Stated goal:
All lines in the records below from the line with "Recreate this image as a component" through the line with "import * as" are to be given again exactly, both ends included; the pictures are to be left out.

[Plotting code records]

::::

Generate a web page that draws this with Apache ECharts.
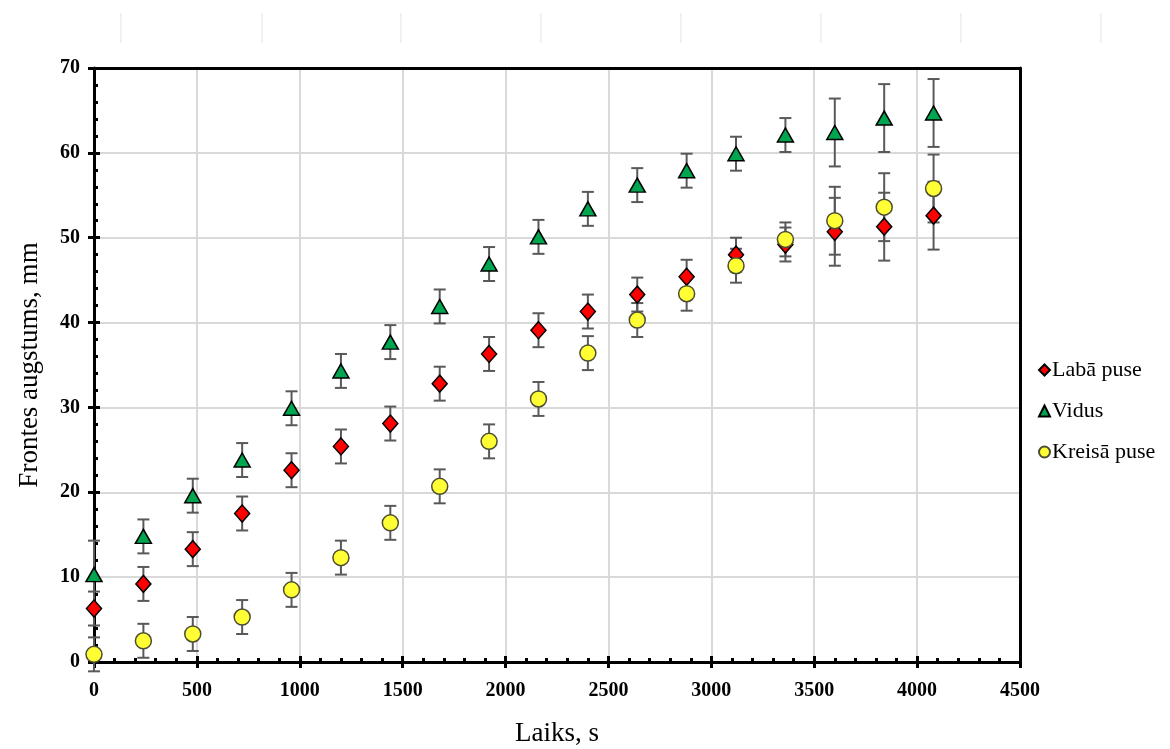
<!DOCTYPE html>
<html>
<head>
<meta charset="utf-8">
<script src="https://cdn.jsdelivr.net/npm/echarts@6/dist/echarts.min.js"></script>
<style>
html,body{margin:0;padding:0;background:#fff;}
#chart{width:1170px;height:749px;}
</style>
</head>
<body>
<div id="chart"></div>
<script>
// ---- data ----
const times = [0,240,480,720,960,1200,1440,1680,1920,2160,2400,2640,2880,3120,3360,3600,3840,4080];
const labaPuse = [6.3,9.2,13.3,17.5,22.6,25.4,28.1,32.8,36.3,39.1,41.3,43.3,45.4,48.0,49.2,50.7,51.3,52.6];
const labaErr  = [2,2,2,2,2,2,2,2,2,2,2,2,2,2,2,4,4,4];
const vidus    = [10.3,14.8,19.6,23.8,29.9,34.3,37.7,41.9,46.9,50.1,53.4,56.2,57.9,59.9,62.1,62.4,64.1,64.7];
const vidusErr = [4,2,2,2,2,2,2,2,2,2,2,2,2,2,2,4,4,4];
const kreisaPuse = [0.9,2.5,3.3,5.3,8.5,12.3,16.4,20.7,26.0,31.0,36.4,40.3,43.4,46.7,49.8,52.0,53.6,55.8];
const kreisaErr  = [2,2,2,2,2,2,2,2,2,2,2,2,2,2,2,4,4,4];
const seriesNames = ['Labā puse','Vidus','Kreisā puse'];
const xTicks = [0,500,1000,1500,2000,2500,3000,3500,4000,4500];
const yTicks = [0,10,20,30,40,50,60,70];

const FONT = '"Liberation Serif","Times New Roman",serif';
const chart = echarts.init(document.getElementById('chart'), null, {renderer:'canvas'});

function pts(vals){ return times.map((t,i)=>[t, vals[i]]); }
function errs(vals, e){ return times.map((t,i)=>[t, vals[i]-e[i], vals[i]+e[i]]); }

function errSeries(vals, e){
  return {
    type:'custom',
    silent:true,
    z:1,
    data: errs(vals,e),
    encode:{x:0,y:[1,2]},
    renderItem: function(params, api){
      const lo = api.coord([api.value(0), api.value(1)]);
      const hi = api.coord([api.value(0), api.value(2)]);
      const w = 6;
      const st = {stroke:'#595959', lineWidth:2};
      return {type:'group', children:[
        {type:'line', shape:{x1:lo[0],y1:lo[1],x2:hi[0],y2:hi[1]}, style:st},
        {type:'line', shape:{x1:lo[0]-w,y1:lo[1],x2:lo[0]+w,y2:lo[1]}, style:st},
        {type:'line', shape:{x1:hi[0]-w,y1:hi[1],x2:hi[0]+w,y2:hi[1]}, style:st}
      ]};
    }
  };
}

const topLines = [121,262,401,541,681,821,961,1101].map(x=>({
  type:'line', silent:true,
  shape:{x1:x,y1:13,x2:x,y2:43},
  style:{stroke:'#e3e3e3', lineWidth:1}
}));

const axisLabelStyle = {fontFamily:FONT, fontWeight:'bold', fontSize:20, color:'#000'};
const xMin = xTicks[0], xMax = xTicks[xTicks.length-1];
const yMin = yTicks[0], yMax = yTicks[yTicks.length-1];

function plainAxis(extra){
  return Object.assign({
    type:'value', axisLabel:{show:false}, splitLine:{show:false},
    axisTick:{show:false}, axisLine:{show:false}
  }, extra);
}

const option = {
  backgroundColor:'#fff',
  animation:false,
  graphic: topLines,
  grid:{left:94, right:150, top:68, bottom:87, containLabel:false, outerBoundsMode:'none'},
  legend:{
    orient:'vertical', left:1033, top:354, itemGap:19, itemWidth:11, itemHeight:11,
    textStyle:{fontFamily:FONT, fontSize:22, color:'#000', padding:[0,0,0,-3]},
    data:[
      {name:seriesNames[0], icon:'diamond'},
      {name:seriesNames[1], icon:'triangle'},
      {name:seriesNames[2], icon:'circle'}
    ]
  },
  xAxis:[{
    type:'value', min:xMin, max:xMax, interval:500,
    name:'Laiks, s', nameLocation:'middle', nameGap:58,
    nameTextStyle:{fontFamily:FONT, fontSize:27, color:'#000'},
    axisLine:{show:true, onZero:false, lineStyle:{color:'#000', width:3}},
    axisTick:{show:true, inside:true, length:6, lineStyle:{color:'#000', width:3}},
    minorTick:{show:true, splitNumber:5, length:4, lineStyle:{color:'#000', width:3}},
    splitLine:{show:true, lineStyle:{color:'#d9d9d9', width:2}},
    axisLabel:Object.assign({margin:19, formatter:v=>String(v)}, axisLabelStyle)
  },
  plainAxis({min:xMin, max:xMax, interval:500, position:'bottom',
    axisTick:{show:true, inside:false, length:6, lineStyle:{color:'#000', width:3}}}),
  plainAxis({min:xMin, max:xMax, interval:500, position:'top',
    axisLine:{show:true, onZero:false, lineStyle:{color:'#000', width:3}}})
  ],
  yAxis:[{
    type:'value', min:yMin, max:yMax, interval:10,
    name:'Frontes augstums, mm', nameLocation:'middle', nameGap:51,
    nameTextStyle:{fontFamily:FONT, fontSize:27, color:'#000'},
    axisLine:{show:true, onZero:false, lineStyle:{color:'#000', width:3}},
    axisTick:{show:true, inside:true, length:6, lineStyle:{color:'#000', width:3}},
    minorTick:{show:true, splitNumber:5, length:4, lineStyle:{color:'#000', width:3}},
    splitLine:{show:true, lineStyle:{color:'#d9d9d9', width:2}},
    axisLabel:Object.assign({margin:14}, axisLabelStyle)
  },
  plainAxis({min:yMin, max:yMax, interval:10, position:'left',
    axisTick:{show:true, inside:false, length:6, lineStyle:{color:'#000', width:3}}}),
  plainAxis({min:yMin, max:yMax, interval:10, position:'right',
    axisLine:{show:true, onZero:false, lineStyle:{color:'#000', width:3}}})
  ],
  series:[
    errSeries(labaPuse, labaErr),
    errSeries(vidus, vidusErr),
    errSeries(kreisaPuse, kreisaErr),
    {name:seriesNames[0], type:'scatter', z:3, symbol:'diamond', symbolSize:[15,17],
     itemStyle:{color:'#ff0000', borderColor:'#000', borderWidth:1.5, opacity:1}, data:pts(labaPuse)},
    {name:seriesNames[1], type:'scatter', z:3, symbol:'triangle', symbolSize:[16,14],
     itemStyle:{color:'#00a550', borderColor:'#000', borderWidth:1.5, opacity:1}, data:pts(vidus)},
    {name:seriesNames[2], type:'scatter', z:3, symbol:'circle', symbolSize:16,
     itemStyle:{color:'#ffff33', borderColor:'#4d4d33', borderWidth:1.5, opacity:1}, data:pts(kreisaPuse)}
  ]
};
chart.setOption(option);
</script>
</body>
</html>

::::

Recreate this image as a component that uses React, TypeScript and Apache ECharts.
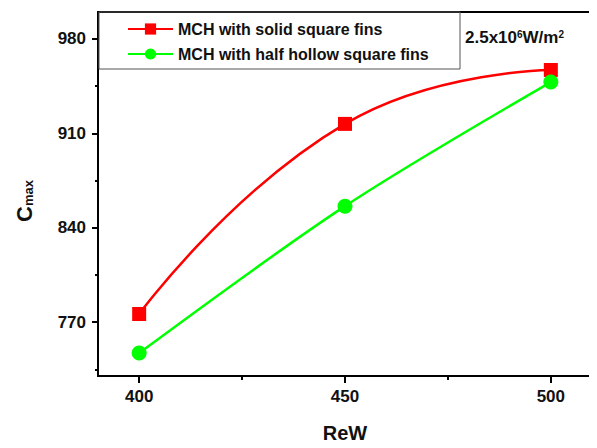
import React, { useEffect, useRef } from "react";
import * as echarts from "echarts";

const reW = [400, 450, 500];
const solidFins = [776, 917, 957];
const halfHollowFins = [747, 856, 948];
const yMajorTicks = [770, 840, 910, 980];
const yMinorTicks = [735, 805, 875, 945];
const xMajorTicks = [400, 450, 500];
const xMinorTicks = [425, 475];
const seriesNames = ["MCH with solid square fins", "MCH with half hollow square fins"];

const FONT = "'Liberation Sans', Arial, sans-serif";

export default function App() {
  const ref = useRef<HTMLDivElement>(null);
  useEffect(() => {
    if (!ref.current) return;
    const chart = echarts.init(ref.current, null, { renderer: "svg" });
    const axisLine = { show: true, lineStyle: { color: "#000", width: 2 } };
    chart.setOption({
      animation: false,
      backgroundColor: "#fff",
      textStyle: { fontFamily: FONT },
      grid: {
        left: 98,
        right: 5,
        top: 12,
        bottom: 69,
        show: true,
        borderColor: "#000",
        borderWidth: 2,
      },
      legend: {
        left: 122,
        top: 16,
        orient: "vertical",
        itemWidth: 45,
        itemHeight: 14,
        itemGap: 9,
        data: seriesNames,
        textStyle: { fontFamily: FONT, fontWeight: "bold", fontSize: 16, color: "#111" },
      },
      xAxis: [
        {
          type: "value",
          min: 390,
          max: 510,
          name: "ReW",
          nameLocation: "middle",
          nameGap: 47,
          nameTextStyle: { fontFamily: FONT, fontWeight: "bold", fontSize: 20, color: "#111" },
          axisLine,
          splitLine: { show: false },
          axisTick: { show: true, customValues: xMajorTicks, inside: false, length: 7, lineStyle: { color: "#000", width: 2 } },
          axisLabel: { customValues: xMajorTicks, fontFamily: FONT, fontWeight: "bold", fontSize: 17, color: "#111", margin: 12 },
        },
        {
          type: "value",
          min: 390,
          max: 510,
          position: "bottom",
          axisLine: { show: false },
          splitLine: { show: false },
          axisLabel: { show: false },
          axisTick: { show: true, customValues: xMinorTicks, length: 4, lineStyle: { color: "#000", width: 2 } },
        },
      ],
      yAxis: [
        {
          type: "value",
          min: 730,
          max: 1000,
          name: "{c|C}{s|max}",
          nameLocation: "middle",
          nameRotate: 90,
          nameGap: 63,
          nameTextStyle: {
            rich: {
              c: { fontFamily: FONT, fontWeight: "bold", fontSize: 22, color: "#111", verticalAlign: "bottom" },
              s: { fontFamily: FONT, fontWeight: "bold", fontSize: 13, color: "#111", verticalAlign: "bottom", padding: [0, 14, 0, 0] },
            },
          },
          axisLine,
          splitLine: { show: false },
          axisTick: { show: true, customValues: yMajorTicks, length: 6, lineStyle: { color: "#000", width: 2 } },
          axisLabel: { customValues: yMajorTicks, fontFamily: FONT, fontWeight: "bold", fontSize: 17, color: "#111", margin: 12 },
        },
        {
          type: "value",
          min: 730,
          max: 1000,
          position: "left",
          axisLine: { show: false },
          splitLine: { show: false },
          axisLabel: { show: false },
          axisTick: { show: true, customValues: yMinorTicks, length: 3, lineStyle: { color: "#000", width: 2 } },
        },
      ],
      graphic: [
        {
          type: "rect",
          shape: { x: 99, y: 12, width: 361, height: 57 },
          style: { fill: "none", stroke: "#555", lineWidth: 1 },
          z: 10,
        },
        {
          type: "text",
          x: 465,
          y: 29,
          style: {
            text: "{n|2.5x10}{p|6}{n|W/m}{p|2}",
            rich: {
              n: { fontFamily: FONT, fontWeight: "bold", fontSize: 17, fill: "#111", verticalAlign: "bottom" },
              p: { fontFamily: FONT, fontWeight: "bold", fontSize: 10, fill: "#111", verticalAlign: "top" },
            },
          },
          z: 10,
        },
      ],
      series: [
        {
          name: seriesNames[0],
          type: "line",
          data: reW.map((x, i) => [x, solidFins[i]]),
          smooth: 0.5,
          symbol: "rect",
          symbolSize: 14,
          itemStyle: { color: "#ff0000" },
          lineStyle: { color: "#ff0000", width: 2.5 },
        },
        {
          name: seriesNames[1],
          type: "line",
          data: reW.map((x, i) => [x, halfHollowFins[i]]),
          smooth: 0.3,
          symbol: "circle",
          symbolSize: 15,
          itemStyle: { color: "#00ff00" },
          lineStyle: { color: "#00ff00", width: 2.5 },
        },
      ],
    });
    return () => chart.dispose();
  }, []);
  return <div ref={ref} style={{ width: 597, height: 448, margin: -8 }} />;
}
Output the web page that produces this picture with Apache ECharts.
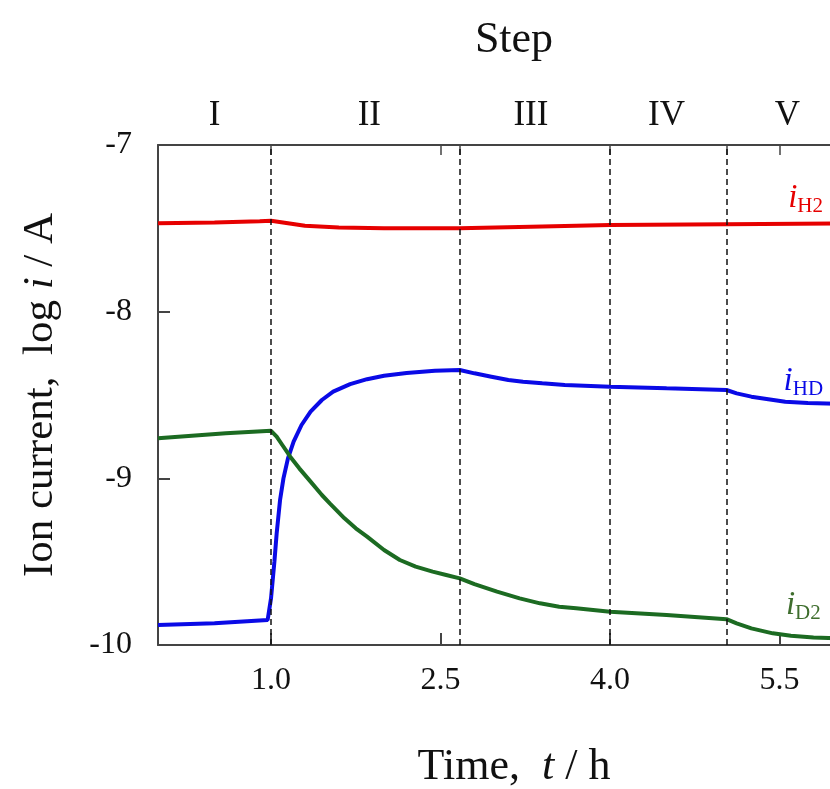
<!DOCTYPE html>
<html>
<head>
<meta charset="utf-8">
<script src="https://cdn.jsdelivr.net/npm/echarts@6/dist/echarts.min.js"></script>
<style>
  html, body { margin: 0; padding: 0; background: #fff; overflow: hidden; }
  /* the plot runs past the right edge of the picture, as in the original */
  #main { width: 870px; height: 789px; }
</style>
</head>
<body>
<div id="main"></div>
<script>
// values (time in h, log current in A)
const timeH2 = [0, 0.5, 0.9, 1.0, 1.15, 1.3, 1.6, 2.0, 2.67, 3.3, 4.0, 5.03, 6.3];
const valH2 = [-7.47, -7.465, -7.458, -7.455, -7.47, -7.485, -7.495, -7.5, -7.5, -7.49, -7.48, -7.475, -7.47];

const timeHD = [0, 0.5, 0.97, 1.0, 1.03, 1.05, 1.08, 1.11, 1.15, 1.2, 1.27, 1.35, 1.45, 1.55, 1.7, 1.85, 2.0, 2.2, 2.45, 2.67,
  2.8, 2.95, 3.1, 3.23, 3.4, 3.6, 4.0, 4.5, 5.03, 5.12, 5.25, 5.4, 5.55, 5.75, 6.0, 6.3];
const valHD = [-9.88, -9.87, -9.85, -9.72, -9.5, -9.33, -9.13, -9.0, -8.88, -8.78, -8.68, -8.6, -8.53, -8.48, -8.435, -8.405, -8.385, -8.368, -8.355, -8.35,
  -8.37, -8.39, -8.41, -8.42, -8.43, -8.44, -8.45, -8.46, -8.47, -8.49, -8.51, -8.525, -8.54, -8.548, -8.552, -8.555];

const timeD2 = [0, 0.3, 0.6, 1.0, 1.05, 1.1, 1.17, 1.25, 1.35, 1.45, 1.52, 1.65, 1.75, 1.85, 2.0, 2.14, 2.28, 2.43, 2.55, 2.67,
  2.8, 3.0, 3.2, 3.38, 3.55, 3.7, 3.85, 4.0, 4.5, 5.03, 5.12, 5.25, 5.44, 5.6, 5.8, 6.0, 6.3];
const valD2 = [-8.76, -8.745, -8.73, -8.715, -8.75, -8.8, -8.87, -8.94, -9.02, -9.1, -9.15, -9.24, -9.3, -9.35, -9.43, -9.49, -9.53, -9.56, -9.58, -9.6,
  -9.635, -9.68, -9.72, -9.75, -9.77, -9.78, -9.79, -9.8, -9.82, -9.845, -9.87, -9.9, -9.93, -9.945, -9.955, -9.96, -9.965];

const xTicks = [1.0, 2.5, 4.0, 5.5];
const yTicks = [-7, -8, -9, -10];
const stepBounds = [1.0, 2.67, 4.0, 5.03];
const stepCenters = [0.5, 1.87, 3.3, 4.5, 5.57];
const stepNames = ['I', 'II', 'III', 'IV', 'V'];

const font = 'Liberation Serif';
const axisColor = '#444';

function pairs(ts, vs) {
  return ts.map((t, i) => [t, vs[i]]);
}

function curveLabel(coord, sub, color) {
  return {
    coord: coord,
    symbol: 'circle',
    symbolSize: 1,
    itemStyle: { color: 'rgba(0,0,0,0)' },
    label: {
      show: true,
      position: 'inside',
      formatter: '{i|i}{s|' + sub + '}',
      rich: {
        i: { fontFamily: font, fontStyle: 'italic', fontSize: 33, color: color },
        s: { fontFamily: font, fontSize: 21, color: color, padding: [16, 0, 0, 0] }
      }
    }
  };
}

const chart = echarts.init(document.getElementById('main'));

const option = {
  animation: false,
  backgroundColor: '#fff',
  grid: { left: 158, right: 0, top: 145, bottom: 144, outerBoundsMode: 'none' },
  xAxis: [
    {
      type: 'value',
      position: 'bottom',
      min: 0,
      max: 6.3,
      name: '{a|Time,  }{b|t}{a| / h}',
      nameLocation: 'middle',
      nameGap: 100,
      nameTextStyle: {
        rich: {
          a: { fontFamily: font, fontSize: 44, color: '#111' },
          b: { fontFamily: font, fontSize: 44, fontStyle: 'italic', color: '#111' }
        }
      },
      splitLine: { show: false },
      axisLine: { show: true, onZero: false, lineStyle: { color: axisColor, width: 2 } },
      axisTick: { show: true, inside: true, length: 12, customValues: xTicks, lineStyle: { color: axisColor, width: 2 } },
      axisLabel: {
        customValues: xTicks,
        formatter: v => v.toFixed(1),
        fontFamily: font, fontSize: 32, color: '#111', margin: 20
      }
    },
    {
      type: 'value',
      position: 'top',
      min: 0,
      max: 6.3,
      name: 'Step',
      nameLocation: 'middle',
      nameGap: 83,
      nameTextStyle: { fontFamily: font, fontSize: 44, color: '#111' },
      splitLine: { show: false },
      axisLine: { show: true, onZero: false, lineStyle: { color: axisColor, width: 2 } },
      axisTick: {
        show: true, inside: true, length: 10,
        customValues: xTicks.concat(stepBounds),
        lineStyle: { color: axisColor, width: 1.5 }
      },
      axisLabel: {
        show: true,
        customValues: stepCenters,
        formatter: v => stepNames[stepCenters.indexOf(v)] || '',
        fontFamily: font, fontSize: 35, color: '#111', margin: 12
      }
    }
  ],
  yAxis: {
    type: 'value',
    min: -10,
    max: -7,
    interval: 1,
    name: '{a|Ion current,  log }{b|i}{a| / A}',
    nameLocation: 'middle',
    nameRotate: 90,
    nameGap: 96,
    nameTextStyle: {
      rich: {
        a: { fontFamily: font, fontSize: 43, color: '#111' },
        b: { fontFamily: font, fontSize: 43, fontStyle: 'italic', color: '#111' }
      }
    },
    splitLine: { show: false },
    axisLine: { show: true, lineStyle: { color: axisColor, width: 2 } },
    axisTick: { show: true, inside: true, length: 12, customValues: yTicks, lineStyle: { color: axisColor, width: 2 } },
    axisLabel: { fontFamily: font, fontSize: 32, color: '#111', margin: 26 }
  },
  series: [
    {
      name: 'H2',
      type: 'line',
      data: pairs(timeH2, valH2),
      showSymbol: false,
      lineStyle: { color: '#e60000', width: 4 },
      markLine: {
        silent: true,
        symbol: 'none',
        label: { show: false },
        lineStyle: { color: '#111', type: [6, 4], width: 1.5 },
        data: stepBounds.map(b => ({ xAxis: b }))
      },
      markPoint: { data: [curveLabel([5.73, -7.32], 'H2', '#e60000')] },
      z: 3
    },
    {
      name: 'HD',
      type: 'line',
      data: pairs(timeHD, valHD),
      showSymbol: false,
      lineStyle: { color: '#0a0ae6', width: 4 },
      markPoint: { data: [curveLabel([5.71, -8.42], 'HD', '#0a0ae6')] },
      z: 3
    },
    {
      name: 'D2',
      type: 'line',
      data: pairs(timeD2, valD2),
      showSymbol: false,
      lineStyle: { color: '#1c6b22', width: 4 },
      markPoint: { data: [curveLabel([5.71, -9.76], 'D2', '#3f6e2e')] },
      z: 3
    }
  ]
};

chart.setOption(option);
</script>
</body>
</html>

::::

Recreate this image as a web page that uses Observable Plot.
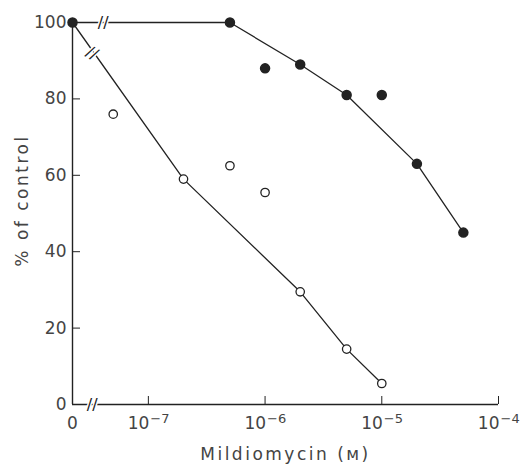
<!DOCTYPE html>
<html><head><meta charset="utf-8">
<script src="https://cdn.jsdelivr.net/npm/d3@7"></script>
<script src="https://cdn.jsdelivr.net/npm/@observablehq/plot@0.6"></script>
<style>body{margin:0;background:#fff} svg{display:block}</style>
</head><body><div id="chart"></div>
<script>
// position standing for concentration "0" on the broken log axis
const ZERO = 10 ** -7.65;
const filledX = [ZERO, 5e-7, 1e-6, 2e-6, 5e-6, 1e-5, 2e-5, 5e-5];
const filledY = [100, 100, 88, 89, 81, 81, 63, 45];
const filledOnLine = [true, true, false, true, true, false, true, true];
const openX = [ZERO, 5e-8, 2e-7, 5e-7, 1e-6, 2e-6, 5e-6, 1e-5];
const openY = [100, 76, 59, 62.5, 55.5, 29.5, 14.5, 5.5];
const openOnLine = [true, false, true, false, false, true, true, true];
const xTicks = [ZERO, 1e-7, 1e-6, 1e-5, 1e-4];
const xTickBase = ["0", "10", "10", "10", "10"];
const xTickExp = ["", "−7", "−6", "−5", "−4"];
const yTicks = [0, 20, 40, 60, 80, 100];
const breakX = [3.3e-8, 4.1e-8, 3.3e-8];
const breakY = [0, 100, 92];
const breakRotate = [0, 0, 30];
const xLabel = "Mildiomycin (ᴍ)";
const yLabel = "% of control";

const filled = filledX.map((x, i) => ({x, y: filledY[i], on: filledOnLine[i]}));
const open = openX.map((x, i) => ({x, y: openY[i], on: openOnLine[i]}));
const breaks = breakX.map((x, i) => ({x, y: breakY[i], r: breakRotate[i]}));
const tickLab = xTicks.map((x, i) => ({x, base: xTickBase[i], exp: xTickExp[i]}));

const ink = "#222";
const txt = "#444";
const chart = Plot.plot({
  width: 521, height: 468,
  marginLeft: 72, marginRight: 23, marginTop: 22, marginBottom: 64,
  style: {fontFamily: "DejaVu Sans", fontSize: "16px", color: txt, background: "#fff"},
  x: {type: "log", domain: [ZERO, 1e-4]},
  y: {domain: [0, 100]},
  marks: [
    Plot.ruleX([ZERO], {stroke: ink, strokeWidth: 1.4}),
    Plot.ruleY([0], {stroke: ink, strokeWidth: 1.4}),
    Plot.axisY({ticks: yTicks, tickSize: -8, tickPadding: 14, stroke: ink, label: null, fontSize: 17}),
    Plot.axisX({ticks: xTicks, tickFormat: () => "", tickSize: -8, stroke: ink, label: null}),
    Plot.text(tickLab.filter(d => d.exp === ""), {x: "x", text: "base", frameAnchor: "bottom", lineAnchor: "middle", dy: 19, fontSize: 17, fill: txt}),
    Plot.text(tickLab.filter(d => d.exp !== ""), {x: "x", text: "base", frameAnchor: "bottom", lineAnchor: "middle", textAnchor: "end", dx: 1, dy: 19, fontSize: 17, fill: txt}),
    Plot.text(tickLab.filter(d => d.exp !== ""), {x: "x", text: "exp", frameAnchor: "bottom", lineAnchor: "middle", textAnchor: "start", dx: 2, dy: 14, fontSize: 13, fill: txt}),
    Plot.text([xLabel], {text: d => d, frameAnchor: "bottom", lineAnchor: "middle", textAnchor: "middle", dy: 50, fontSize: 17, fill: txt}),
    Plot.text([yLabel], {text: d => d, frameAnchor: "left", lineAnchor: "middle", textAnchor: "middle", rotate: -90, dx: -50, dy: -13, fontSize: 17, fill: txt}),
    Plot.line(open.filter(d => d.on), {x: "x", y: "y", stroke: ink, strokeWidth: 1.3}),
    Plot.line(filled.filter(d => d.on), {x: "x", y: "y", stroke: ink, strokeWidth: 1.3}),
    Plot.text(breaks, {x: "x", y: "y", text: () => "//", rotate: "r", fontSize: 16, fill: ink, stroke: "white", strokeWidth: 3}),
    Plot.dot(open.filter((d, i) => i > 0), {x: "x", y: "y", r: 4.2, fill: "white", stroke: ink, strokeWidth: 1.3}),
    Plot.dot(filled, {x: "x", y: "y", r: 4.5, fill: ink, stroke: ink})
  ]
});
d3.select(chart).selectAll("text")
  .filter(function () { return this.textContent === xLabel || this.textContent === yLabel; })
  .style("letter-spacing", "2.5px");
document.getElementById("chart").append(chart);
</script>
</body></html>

::::

Exercise result:
Recreate this image as a component that uses React, TypeScript and Apache ECharts.
import React, { useEffect, useRef } from "react";
import * as echarts from "echarts";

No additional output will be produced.